— Start Supplied entries —

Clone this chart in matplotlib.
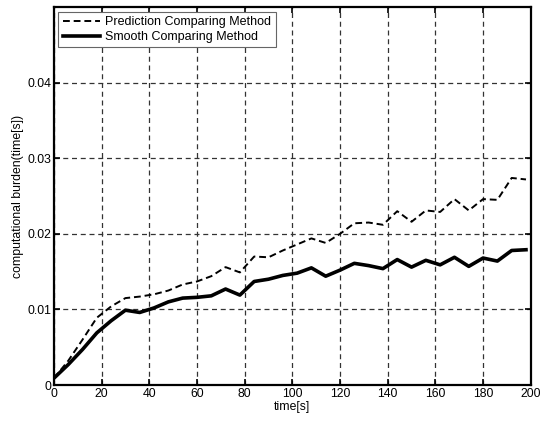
import matplotlib
matplotlib.use("Agg")
import matplotlib.pyplot as plt

# sample times (s), one point every 6 s
t = [0, 6, 12, 18, 24, 30, 36, 42, 48, 54, 60, 66, 72, 78, 84, 90, 96,
     102, 108, 114, 120, 126, 132, 138, 144, 150, 156, 162, 168, 174, 180,
     186, 192, 198]

prediction = [0.0009, 0.0032, 0.0060, 0.0089, 0.0104, 0.0115, 0.0117, 0.0120,
              0.0125, 0.0133, 0.0137, 0.0144, 0.0156, 0.0149, 0.0170, 0.0169,
              0.0178, 0.0186, 0.0194, 0.0188, 0.0200, 0.0214, 0.0215, 0.0212,
              0.0230, 0.0216, 0.0231, 0.0229, 0.0246, 0.0231, 0.0246, 0.0245,
              0.0274, 0.0272]

smooth = [0.0009, 0.0027, 0.0047, 0.0069, 0.0085, 0.0099, 0.0096, 0.0102,
          0.0110, 0.0115, 0.0116, 0.0118, 0.0127, 0.0119, 0.0137, 0.0140,
          0.0145, 0.0148, 0.0155, 0.0144, 0.0152, 0.0161, 0.0158, 0.0154,
          0.0166, 0.0156, 0.0165, 0.0159, 0.0169, 0.0157, 0.0168, 0.0164,
          0.0178, 0.0179]

xticks = [0, 20, 40, 60, 80, 100, 120, 140, 160, 180, 200]
yticks = [0, 0.01, 0.02, 0.03, 0.04]
ytick_labels = ["0", "0.01", "0.02", "0.03", "0.04"]

plt.rcParams["font.family"] = ["Liberation Sans", "DejaVu Sans"]

fig = plt.figure(figsize=(5.5, 4.21), dpi=100)
ax = fig.add_axes([0.098, 0.0855, 0.867, 0.8975])

ax.plot(t, prediction, color="black", lw=1.4, ls=(0, (3.5, 2)),
        label="Prediction Comparing Method")
ax.plot(t, smooth, color="black", lw=2.6, label="Smooth Comparing Method")

ax.set_xlim(0, 200)
ax.set_ylim(0, 0.05)
ax.set_xticks(xticks)
ax.set_yticks(yticks)
ax.set_yticklabels(ytick_labels)
ax.tick_params(direction="in", top=True, right=True, length=4, width=1.2,
               labelsize=8.8, pad=2)
ax.grid(True, color="#333333", ls=(0, (4, 3)), lw=0.9)
for s in ax.spines.values():
    s.set_linewidth(1.6)

ax.set_xlabel("time[s]", fontsize=8.8, labelpad=1)
ax.set_ylabel("computational burden(time[s])", fontsize=8.8, labelpad=2)

leg = ax.legend(loc="upper left", fontsize=9.0, fancybox=False,
                edgecolor="#666666", framealpha=1, borderaxespad=0.35,
                handlelength=3.0, handletextpad=0.4, labelspacing=0.25,
                borderpad=0.35)
leg.get_frame().set_linewidth(0.8)

fig.savefig("out.png", dpi=100)
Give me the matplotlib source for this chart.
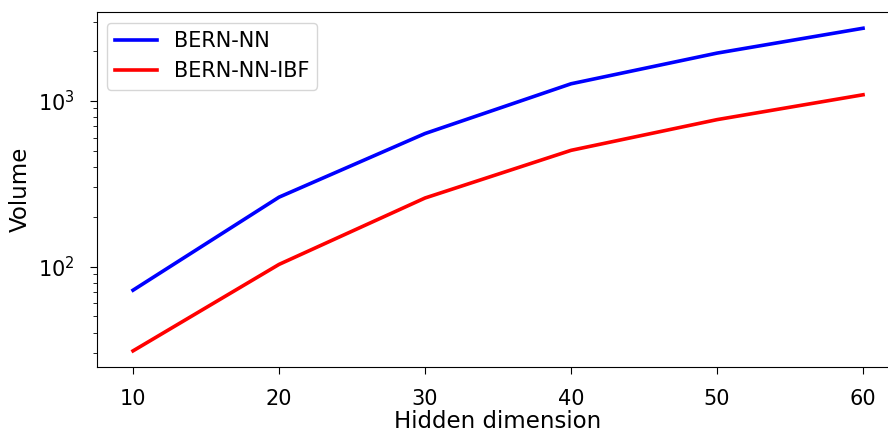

— End Supplied entries —

# Aim
Identify the lines above that contain the word "this", then copy them.

# Task answer
Clone this chart in matplotlib.
Give me the matplotlib source for this chart.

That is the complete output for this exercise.